だが、これは偶然ではなく必然的に生まれた形でもある。それは知念が『練習からやっていた狙い通りの形。』と言うように日頃の積み重ねや周りとのすり合わせが今回の結果を生んだ。

小林やレアンドロ・ダミアンなど強力なフォワードがいる中でもスターティングメンバーに名を連ねられるのは彼のそういった努力があるからだ。

小林悠が辿ってきた道を追いかけるように知念慶は成長している。

②『もっと押し込んでハーフコートでプレーして、そこでそういうプレーをするってことをしなければいけない。』(中村憲剛)中村憲剛が語った”やらなければいけない”こと。

この試合に勝利して満足したのかと言われればおそらく選手たちは満足していないだろう。それは中村の言葉からも強く表されている。

『欲をいえば試合内容、プレーの質を向上させることを自分自身を含めてまだまだやっていかなければならない。』(中村憲剛)

まだまだ修正点があるからこそこのチームは発展してもっと強くなれる可能性を持っているチームなのには間違いない。

中断期間を挟んだこの試合はスターティングメンバーに久しぶりとなる阿部や登里が名連ねた。阿部に関しては様々な要因によって試合に中々絡めていなかったが、それでも試合に出れば一番試合展開を読み取り周りを動かせる選手なので、非常に期待していた。

その期待に応えるかのように阿部は2点目となる得意なミドルシュートをゴールに突き刺した。本人はあのシーンを『アキくんなら見えているかなと思っていた。来たらチャンスだと思って、信じて走った結果、ボールが出てきた。あとは落ち着いていた。』と振り返っている。
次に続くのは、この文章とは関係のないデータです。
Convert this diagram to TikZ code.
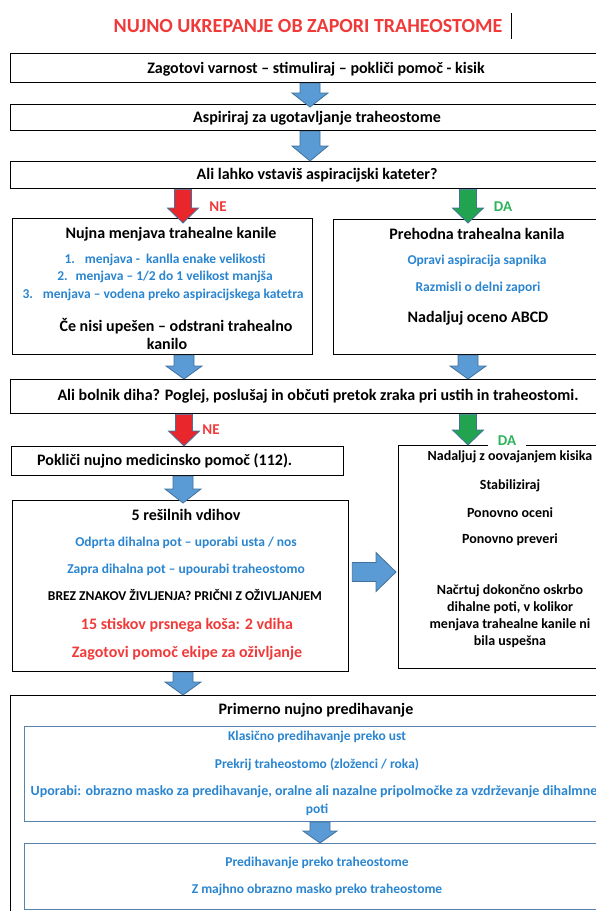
\documentclass[tikz,border=0pt]{standalone}
\usepackage{fontspec}
\setmainfont{Carlito}
\usetikzlibrary{calc}
\definecolor{txtblue}{HTML}{2A85D0}
\definecolor{txtred}{HTML}{F03A3A}
\definecolor{txtgreen}{HTML}{2DB35A}
\definecolor{arrblue}{HTML}{5B9BD5}
\definecolor{arrline}{HTML}{41719C}
\definecolor{arrred}{HTML}{E8262B}
\definecolor{arrgreen}{HTML}{22A34F}
\definecolor{innerline}{HTML}{5A82AE}
% downward block arrow: style, x, from, to, half shaft, half head, head length
\newcommand\vblock[7]{%
  \path[#1] let \p1=(#3), \p2=(#4) in
    (#2pt-#5pt,\y1) -- (#2pt+#5pt,\y1) -- (#2pt+#5pt,\y2+#7pt) -- (#2pt+#6pt,\y2+#7pt)
    -- (#2pt,\y2) -- (#2pt-#6pt,\y2+#7pt) -- (#2pt-#5pt,\y2+#7pt) -- cycle;}
% rightward block arrow: style, y, from, to, half shaft, half head, head length
\newcommand\hblock[7]{%
  \path[#1] let \p1=(#3), \p2=(#4) in
    (\x1,-#2pt+#5pt) -- (\x2-#7pt,-#2pt+#5pt) -- (\x2-#7pt,-#2pt+#6pt) -- (\x2,-#2pt)
    -- (\x2-#7pt,-#2pt-#6pt) -- (\x2-#7pt,-#2pt-#5pt) -- (\x1,-#2pt-#5pt) -- cycle;}
\begin{document}
\begin{tikzpicture}[x=1pt,y=-1pt,
  box/.style={draw=black, line width=1.3pt, anchor=north west, inner sep=0pt},
  innerbox/.style={draw=innerline, line width=0.9pt, anchor=north west, inner sep=0pt},
  tk/.style={inner sep=0pt, font=\bfseries\fontsize{16}{19}\selectfont},
  tkm/.style={inner sep=0pt, font=\bfseries\fontsize{13.5}{16}\selectfont},
  tbl/.style={inner sep=0pt, text=txtblue, font=\bfseries\fontsize{13.5}{16}\selectfont},
  tr/.style={inner sep=0pt, text=txtred, font=\bfseries\fontsize{16}{19}\selectfont},
  tda/.style={inner sep=0pt, font=\bfseries\fontsize{14}{17}\selectfont},
  lblno/.style={inner sep=0pt, text=txtred, font=\bfseries\fontsize{15}{18}\selectfont},
  lblyes/.style={inner sep=0pt, text=txtgreen, font=\bfseries\fontsize{15}{18}\selectfont},
  bluearrow/.style={fill=arrblue, draw=arrline, line width=0.8pt},
  redarrow/.style={fill=arrred, draw=arrline, line width=0.8pt},
  greenarrow/.style={fill=arrgreen, draw=arrline, line width=0.8pt}]
\useasboundingbox (0,0) rectangle (596,911);
\clip (0,0) rectangle (596,911);

% title
\node[inner sep=0pt, text=txtred, font=\bfseries\fontsize{20}{24}\selectfont] (title) at (308,26)
  {NUJNO UKREPANJE OB ZAPORI TRAHEOSTOME};
\draw[line width=0.8pt] (511,13) -- (511,39);

% boxes
\node[box, minimum width=614pt, minimum height=29pt] (b1) at (10,53) {};
\node[box, minimum width=614pt, minimum height=26pt] (b2) at (10,104) {};
\node[box, minimum width=614pt, minimum height=27pt] (b3) at (10,161) {};
\node[box, minimum width=300pt, minimum height=136pt] (left) at (12,218) {};
\node[box, minimum width=288pt, minimum height=135pt] (right) at (333,219) {};
\node[box, minimum width=614pt, minimum height=34pt] (b4) at (10,379) {};
\node[box, minimum width=332pt, minimum height=29pt] (call) at (11,446) {};
\node[box, minimum width=336pt, minimum height=171pt] (breaths) at (12,500) {};
\node[box, minimum width=224pt, minimum height=223pt] (cont) at (398,445) {};
\node[box, minimum width=614pt, minimum height=240pt] (vent) at (10,695) {};
\node[innerbox, minimum width=600pt, minimum height=95pt] (mouth) at (24,726) {};
\node[innerbox, minimum width=600pt, minimum height=66pt] (stoma) at (24,843) {};

% texts
\node[tk] (t1) at (316,69) {Zagotovi varnost – stimuliraj – pokliči pomoč - kisik};
\node[tk] (t2) at (317,118) {Aspiriraj za ugotavljanje traheostome};
\node[tk] (t3) at (317,175) {Ali lahko vstaviš aspiracijski kateter?};

\node[tk] (l1) at (171,234) {Nujna menjava trahealne kanile};
\node[tbl] (l2) at (165,260) {1.\hspace{10pt}menjava -\ \ kanlla enake velikosti};
\node[tbl] (l3) at (165,277) {2.\hspace{8pt}menjava – 1/2 do 1 velikost manjša};
\node[tbl] (l4) at (163,295) {3.\hspace{10pt}menjava – vodena preko aspiracijskega katetra};
\node[tk] (l5) at (176,326) {Če nisi upešen – odstrani trahealno};
\node[tk] (l6) at (167,344) {kanilo};

\node[tk] (r1) at (477,234) {Prehodna trahealna kanila};
\node[tbl] (r2) at (477,261) {Opravi aspiracija sapnika};
\node[tbl] (r3) at (478,288) {Razmisli o delni zapori};
\node[tk] (r4) at (478,318) {Nadaljuj oceno ABCD};

\node[tk] (t4) at (318,396) {Ali bolnik diha? Poglej, poslušaj in občuti pretok zraka pri ustih in traheostomi.};
\node[tk, anchor=west] (t5) at (37,461) {Pokliči nujno medicinsko pomoč (112).};

\node[tk] (v1) at (186,515) {5 rešilnih vdihov};
\node[tbl] (v2) at (186,543) {Odprta dihalna pot – uporabi usta / nos};
\node[tbl] (v3) at (186,570) {Zapra dihalna pot – upourabi traheostomo};
\node[tkm] (v4) at (185,595) {BREZ ZNAKOV ŽIVLJENJA? PRIČNI Z OŽIVLJANJEM};
\node[tr] (v5) at (187,625) {15 stiskov prsnega koša: 2 vdiha};
\node[tr] (v6) at (187,653) {Zagotovi pomoč ekipe za oživljanje};

\node[tda] (c1) at (510,457) {Nadaljuj z oovajanjem kisika};
\node[tda] (c2) at (510,486) {Stabiliziraj};
\node[tda] (c3) at (510,513) {Ponovno oceni};
\node[tda] (c4) at (510,540) {Ponovno preveri};
\node[tda] (c5) at (510,591) {Načrtuj dokončno oskrbo};
\node[tda] (c6) at (510,608) {dihalne poti, v kolikor};
\node[tda] (c7) at (510,625) {menjava trahealne kanile ni};
\node[tda] (c8) at (510,642) {bila uspešna};

\node[tk] (p1) at (316,710) {Primerno nujno predihavanje};
\node[tbl] (p2) at (317,737) {Klasično predihavanje preko ust};
\node[tbl] (p3) at (317,765) {Prekrij traheostomo (zloženci / roka)};
\node[tbl, font=\bfseries\fontsize{14}{16}\selectfont] (p4) at (314,792)
  {Uporabi: obrazno masko za predihavanje, oralne ali nazalne pripolmočke za vzdrževanje dihalmne};
\node[tbl] (p5) at (317,810) {poti};
\node[tbl] (s1) at (317,863) {Predihavanje preko traheostome};
\node[tbl] (s2) at (317,890) {Z majhno obrazno masko preko traheostome};

% connectors
\vblock{bluearrow}{310}{b1.south}{$(b2.north)+(0,3)$}{10}{18}{14}
\vblock{bluearrow}{310}{b2.south}{b3.north}{10}{18}{15}
\vblock{redarrow}{183}{b3.south}{$(left.north)+(0,5)$}{8.5}{15.5}{15}
\vblock{greenarrow}{468}{b3.south}{$(right.north)+(0,4)$}{8.5}{15.5}{15}
\vblock{bluearrow}{184}{left.south}{b4.north}{10}{18}{13}
\vblock{bluearrow}{468}{right.south}{b4.north}{10}{18}{13}
\vblock{redarrow}{184}{b4.south}{call.north}{8.5}{15.5}{15}
\vblock{greenarrow}{468}{b4.south}{cont.north}{8.5}{15.5}{15}
\vblock{bluearrow}{183}{call.south}{$(breaths.north)+(0,3)$}{10}{18}{14}
\hblock{bluearrow}{572}{$(breaths.east)+(3,0)$}{$(cont.west)+(-2,0)$}{9.5}{19.5}{20}
\vblock{bluearrow}{183}{breaths.south}{vent.north}{10}{18}{13}
\vblock{bluearrow}{320}{mouth.south}{stoma.north}{10}{17}{12}

% branch labels
\node[lblno] (ne1) at (218,207) {NE};
\node[lblyes] (da1) at (503,207) {DA};
\node[lblno] (ne2) at (211,430) {NE};
\node[lblyes, fill=white, inner xsep=10pt, inner ysep=3pt] (da2) at (507,441) {DA};
\end{tikzpicture}
\end{document}
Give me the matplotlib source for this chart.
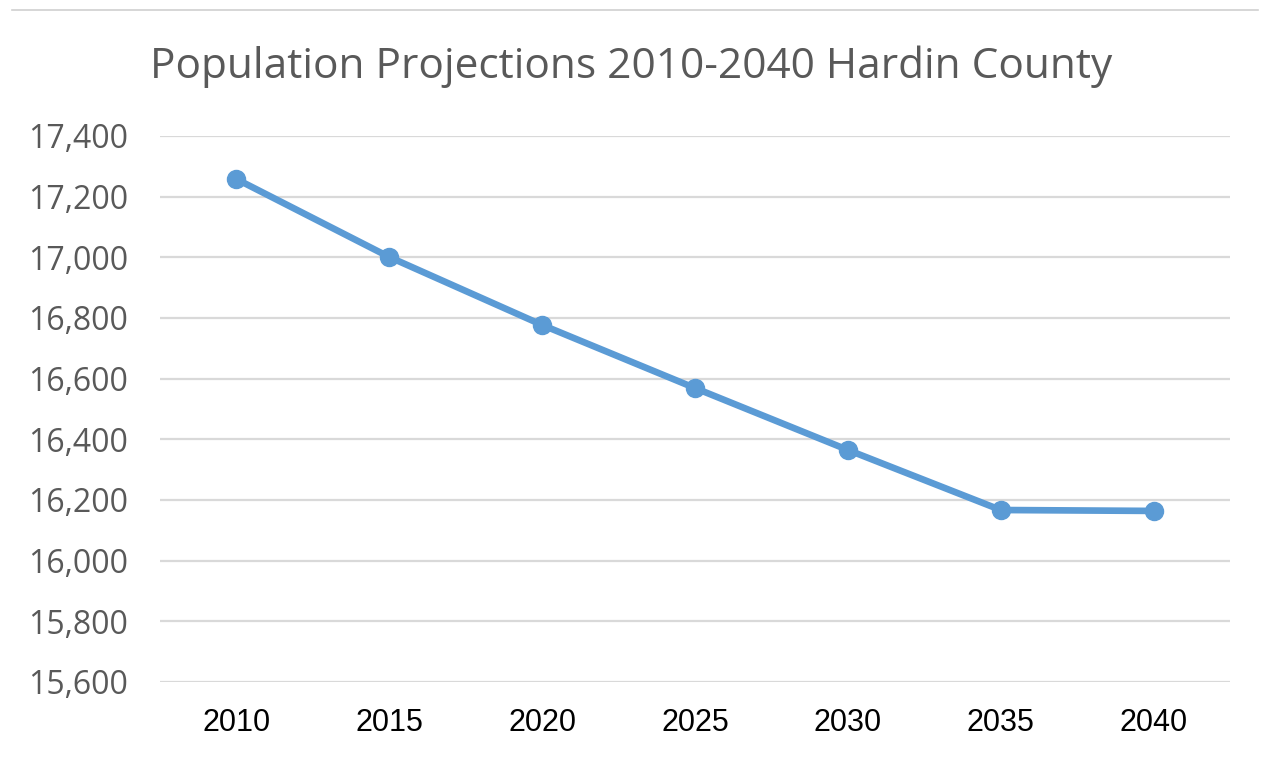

こういった選手たちがスタートからピッチにいることに関して中村がこう言っていた。

『目が揃っているメンツというか、やりたいことをある程度理解しているメンバーだったので、大体こういう展開になるかなというのは予測していた。』

本来ならば新戦力を交えて新たな進化をしながら戦って勝ち点をもぎ取っていくというのが理想的な展開ではあるが、以前にも書いたようにシーズンが始まって間もないときはこういった既存戦力にある程度頼らなくてはいけない部分は出てくる。

そういった意味では『自分たちが本来持っているものを出しながら勝てたのは次につながると思っている。ホッとしたというより、ここから勝っていかないと。もちろんこれから引き分け、負けの試合もあるかもしれないが、最低限これぐらいはやらないと。』という中村の言葉は一番しっくりくる。

自分たちの本来の形を出した上で「こうすれば勝てる」というのもまた見つめ直すことがこの松本戦でできた。本来のやるべきこと。それを続けていくことが今のフロンターレがやらなくてはいけないことである。

余談だが試合後、阿部が自身の公式インスタグラムにゴール後の写真にこうコメントを付けていた。

ー『今期初勝利!!!今から巻き返すでー!』ー

彼のこの言葉を聞けばやってくれると確信できる。